··· MATERIAL ···
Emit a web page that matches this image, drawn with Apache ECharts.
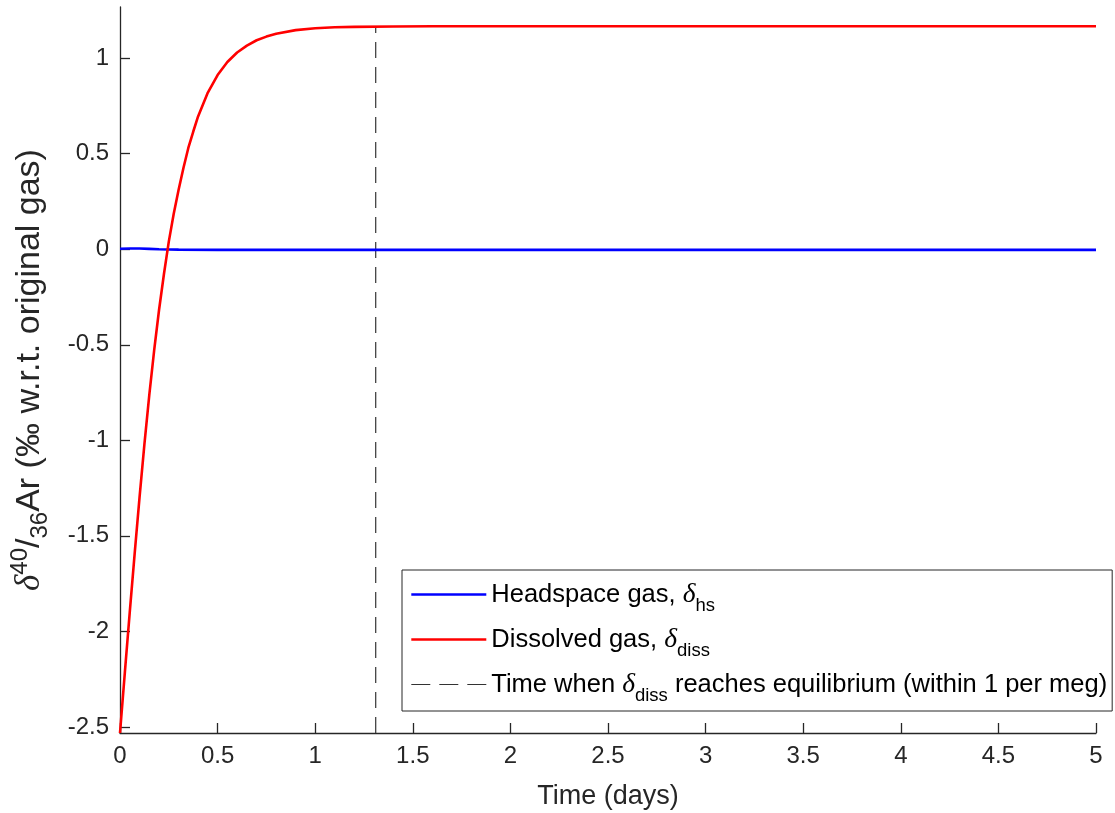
<!DOCTYPE html>
<html>
<head>
<meta charset="utf-8">
<script src="https://cdn.jsdelivr.net/npm/echarts@6/dist/echarts.min.js"></script>
<style>
html,body{margin:0;padding:0;background:#fff;}
#chart{width:1115px;height:813px;}
</style>
</head>
<body>
<div id="chart"></div>
<script>
// ---- data ----
const dissTime = [0, 0.025, 0.05, 0.075, 0.1, 0.125, 0.15, 0.175, 0.2, 0.225, 0.25, 0.275, 0.3, 0.325, 0.35, 0.375, 0.4, 0.45, 0.5, 0.55, 0.6, 0.65, 0.7, 0.75, 0.8, 0.9, 1.0, 1.1, 1.2, 1.4, 1.6, 2.0, 3.0, 4.0, 5.0];
const dissolved = [-2.532, -2.213, -1.899, -1.594, -1.300, -1.021, -0.764, -0.529, -0.318, -0.131, 0.040, 0.185, 0.310, 0.425, 0.530, 0.615, 0.695, 0.820, 0.912, 0.980, 1.030, 1.066, 1.094, 1.113, 1.128, 1.147, 1.157, 1.162, 1.164, 1.166, 1.167, 1.167, 1.167, 1.167, 1.167];
const hsTime = [0, 0.05, 0.1, 0.15, 0.2, 0.3, 0.5, 1.0, 2.0, 3.0, 4.0, 5.0];
const headspace = [0.003, 0.004, 0.004, 0.002, 0.0, -0.002, -0.003, -0.003, -0.003, -0.003, -0.003, -0.003];
const eqTime = 1.31;
const eqRange = [-2.532, 1.167];
const xTicks = [0, 0.5, 1, 1.5, 2, 2.5, 3, 3.5, 4, 4.5, 5];
const yTicks = [-2.5, -2, -1.5, -1, -0.5, 0, 0.5, 1];
const yLimits = [-2.532, 1.268];
const seriesNames = ['Headspace gas', 'Dissolved gas', 'Time when'];
const legendTexts = {
  'Headspace gas': '{n|Headspace gas, }{d|δ}{sub|hs}',
  'Dissolved gas': '{n|Dissolved gas, }{d|δ}{sub|diss}',
  'Time when': '{n|Time when }{d|δ}{sub|diss}{n| reaches equilibrium (within 1 per meg)}'
};
const yName = '{d|δ}{sup|40}{n|/}{sub|36}{n|Ar (‰ w.r.t. original gas)}';
const xName = 'Time (days)';

const FONT = '"Liberation Sans", Arial, Helvetica, sans-serif';
const SERIF = '"Liberation Serif", "Times New Roman", serif';
const AX = '#262626';

const chart = echarts.init(document.getElementById('chart'), null, {renderer: 'canvas'});
chart.setOption({
  animation: false,
  backgroundColor: '#fff',
  grid: {left: 120, right: 19, top: 7, bottom: 80, containLabel: false, outerBoundsMode: 'none'},
  xAxis: {
    type: 'value', min: 0, max: 5, interval: 0.5,
    name: xName, nameLocation: 'middle', nameGap: 50,
    nameTextStyle: {fontFamily: FONT, fontSize: 27, color: AX},
    axisLine: {show: true, onZero: false, lineStyle: {color: AX, width: 1.3}},
    axisTick: {show: true, inside: true, length: 10, lineStyle: {color: AX, width: 1.3}},
    axisLabel: {fontFamily: FONT, fontSize: 24, color: AX, margin: 11, showMinLabel: true, showMaxLabel: true},
    splitLine: {show: false}
  },
  yAxis: {
    type: 'value', min: yLimits[0], max: yLimits[1],
    name: yName, nameLocation: 'middle', nameGap: 68, nameRotate: 90,
    nameTextStyle: {
      fontFamily: FONT, fontSize: 34, color: AX,
      rich: {
        n: {fontFamily: FONT, fontSize: 34, color: AX},
        d: {fontFamily: SERIF, fontStyle: 'italic', fontSize: 35, color: AX},
        sup: {fontFamily: FONT, fontSize: 24, color: AX, padding: [0, 0, 20, 0]},
        sub: {fontFamily: FONT, fontSize: 24, color: AX, padding: [20, 0, 0, 0]}
      }
    },
    axisLine: {show: true, onZero: false, lineStyle: {color: AX, width: 1.3}},
    axisTick: {show: true, inside: true, length: 10, customValues: yTicks, lineStyle: {color: AX, width: 1.3}},
    axisLabel: {fontFamily: FONT, fontSize: 24, color: AX, margin: 11, customValues: yTicks},
    splitLine: {show: false}
  },
  legend: {
    orient: 'vertical', left: 402, top: 570,
    data: [
      {name: seriesNames[0], lineStyle: {width: 2.6}},
      {name: seriesNames[1], lineStyle: {width: 2.6}},
      {name: seriesNames[2], lineStyle: {width: 1.2, type: [19, 9]}}
    ],
    backgroundColor: '#fff', borderColor: AX, borderWidth: 1, borderRadius: 0,
    padding: [11, 5, 6, 8], itemGap: 11, itemWidth: 75, itemHeight: 14,
    itemStyle: {opacity: 0},
    formatter: function (name) { return legendTexts[name]; },
    textStyle: {
      color: '#000', fontFamily: FONT, fontSize: 25.5,
      rich: {
        n: {fontFamily: FONT, fontSize: 25.5, color: '#000'},
        d: {fontFamily: SERIF, fontStyle: 'italic', fontSize: 27.5, color: '#000'},
        sub: {fontFamily: FONT, fontSize: 18.5, color: '#000', padding: [22, 0, 0, 0]}
      }
    }
  },
  series: [
    {
      name: seriesNames[0], type: 'line', showSymbol: false, symbol: 'none',
      data: hsTime.map((t, i) => [t, headspace[i]]),
      lineStyle: {color: '#0000ff', width: 2.6}, itemStyle: {color: '#0000ff'},
      z: 3
    },
    {
      name: seriesNames[1], type: 'line', showSymbol: false, symbol: 'none',
      data: dissTime.map((t, i) => [t, dissolved[i]]),
      lineStyle: {color: '#ff0000', width: 2.6}, itemStyle: {color: '#ff0000'},
      z: 4
    },
    {
      name: seriesNames[2], type: 'line', showSymbol: false, symbol: 'none',
      data: eqRange.map(v => [eqTime, v]),
      lineStyle: {color: '#333333', width: 1.2, type: [16, 9]}, itemStyle: {color: '#333333'},
      z: 2
    }
  ]
});
</script>
</body>
</html>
···
*STATED PROBLEM*
Quote the material in full and exactly; do not carry over its pictures.

*RESULT*
Emit a web page that matches this image, drawn with Apache ECharts.
<!DOCTYPE html>
<html>
<head>
<meta charset="utf-8">
<script src="https://cdn.jsdelivr.net/npm/echarts@6/dist/echarts.min.js"></script>
<style>
html,body{margin:0;padding:0;background:#fff;}
#chart{width:1115px;height:813px;}
</style>
</head>
<body>
<div id="chart"></div>
<script>
// ---- data ----
const dissTime = [0, 0.025, 0.05, 0.075, 0.1, 0.125, 0.15, 0.175, 0.2, 0.225, 0.25, 0.275, 0.3, 0.325, 0.35, 0.375, 0.4, 0.45, 0.5, 0.55, 0.6, 0.65, 0.7, 0.75, 0.8, 0.9, 1.0, 1.1, 1.2, 1.4, 1.6, 2.0, 3.0, 4.0, 5.0];
const dissolved = [-2.532, -2.213, -1.899, -1.594, -1.300, -1.021, -0.764, -0.529, -0.318, -0.131, 0.040, 0.185, 0.310, 0.425, 0.530, 0.615, 0.695, 0.820, 0.912, 0.980, 1.030, 1.066, 1.094, 1.113, 1.128, 1.147, 1.157, 1.162, 1.164, 1.166, 1.167, 1.167, 1.167, 1.167, 1.167];
const hsTime = [0, 0.05, 0.1, 0.15, 0.2, 0.3, 0.5, 1.0, 2.0, 3.0, 4.0, 5.0];
const headspace = [0.003, 0.004, 0.004, 0.002, 0.0, -0.002, -0.003, -0.003, -0.003, -0.003, -0.003, -0.003];
const eqTime = 1.31;
const eqRange = [-2.532, 1.167];
const xTicks = [0, 0.5, 1, 1.5, 2, 2.5, 3, 3.5, 4, 4.5, 5];
const yTicks = [-2.5, -2, -1.5, -1, -0.5, 0, 0.5, 1];
const yLimits = [-2.532, 1.268];
const seriesNames = ['Headspace gas', 'Dissolved gas', 'Time when'];
const legendTexts = {
  'Headspace gas': '{n|Headspace gas, }{d|δ}{sub|hs}',
  'Dissolved gas': '{n|Dissolved gas, }{d|δ}{sub|diss}',
  'Time when': '{n|Time when }{d|δ}{sub|diss}{n| reaches equilibrium (within 1 per meg)}'
};
const yName = '{d|δ}{sup|40}{n|/}{sub|36}{n|Ar (‰ w.r.t. original gas)}';
const xName = 'Time (days)';

const FONT = '"Liberation Sans", Arial, Helvetica, sans-serif';
const SERIF = '"Liberation Serif", "Times New Roman", serif';
const AX = '#262626';

const chart = echarts.init(document.getElementById('chart'), null, {renderer: 'canvas'});
chart.setOption({
  animation: false,
  backgroundColor: '#fff',
  grid: {left: 120, right: 19, top: 7, bottom: 80, containLabel: false, outerBoundsMode: 'none'},
  xAxis: {
    type: 'value', min: 0, max: 5, interval: 0.5,
    name: xName, nameLocation: 'middle', nameGap: 50,
    nameTextStyle: {fontFamily: FONT, fontSize: 27, color: AX},
    axisLine: {show: true, onZero: false, lineStyle: {color: AX, width: 1.3}},
    axisTick: {show: true, inside: true, length: 10, lineStyle: {color: AX, width: 1.3}},
    axisLabel: {fontFamily: FONT, fontSize: 24, color: AX, margin: 11, showMinLabel: true, showMaxLabel: true},
    splitLine: {show: false}
  },
  yAxis: {
    type: 'value', min: yLimits[0], max: yLimits[1],
    name: yName, nameLocation: 'middle', nameGap: 68, nameRotate: 90,
    nameTextStyle: {
      fontFamily: FONT, fontSize: 34, color: AX,
      rich: {
        n: {fontFamily: FONT, fontSize: 34, color: AX},
        d: {fontFamily: SERIF, fontStyle: 'italic', fontSize: 35, color: AX},
        sup: {fontFamily: FONT, fontSize: 24, color: AX, padding: [0, 0, 20, 0]},
        sub: {fontFamily: FONT, fontSize: 24, color: AX, padding: [20, 0, 0, 0]}
      }
    },
    axisLine: {show: true, onZero: false, lineStyle: {color: AX, width: 1.3}},
    axisTick: {show: true, inside: true, length: 10, customValues: yTicks, lineStyle: {color: AX, width: 1.3}},
    axisLabel: {fontFamily: FONT, fontSize: 24, color: AX, margin: 11, customValues: yTicks},
    splitLine: {show: false}
  },
  legend: {
    orient: 'vertical', left: 402, top: 570,
    data: [
      {name: seriesNames[0], lineStyle: {width: 2.6}},
      {name: seriesNames[1], lineStyle: {width: 2.6}},
      {name: seriesNames[2], lineStyle: {width: 1.2, type: [19, 9]}}
    ],
    backgroundColor: '#fff', borderColor: AX, borderWidth: 1, borderRadius: 0,
    padding: [11, 5, 6, 8], itemGap: 11, itemWidth: 75, itemHeight: 14,
    itemStyle: {opacity: 0},
    formatter: function (name) { return legendTexts[name]; },
    textStyle: {
      color: '#000', fontFamily: FONT, fontSize: 25.5,
      rich: {
        n: {fontFamily: FONT, fontSize: 25.5, color: '#000'},
        d: {fontFamily: SERIF, fontStyle: 'italic', fontSize: 27.5, color: '#000'},
        sub: {fontFamily: FONT, fontSize: 18.5, color: '#000', padding: [22, 0, 0, 0]}
      }
    }
  },
  series: [
    {
      name: seriesNames[0], type: 'line', showSymbol: false, symbol: 'none',
      data: hsTime.map((t, i) => [t, headspace[i]]),
      lineStyle: {color: '#0000ff', width: 2.6}, itemStyle: {color: '#0000ff'},
      z: 3
    },
    {
      name: seriesNames[1], type: 'line', showSymbol: false, symbol: 'none',
      data: dissTime.map((t, i) => [t, dissolved[i]]),
      lineStyle: {color: '#ff0000', width: 2.6}, itemStyle: {color: '#ff0000'},
      z: 4
    },
    {
      name: seriesNames[2], type: 'line', showSymbol: false, symbol: 'none',
      data: eqRange.map(v => [eqTime, v]),
      lineStyle: {color: '#333333', width: 1.2, type: [16, 9]}, itemStyle: {color: '#333333'},
      z: 2
    }
  ]
});
</script>
</body>
</html>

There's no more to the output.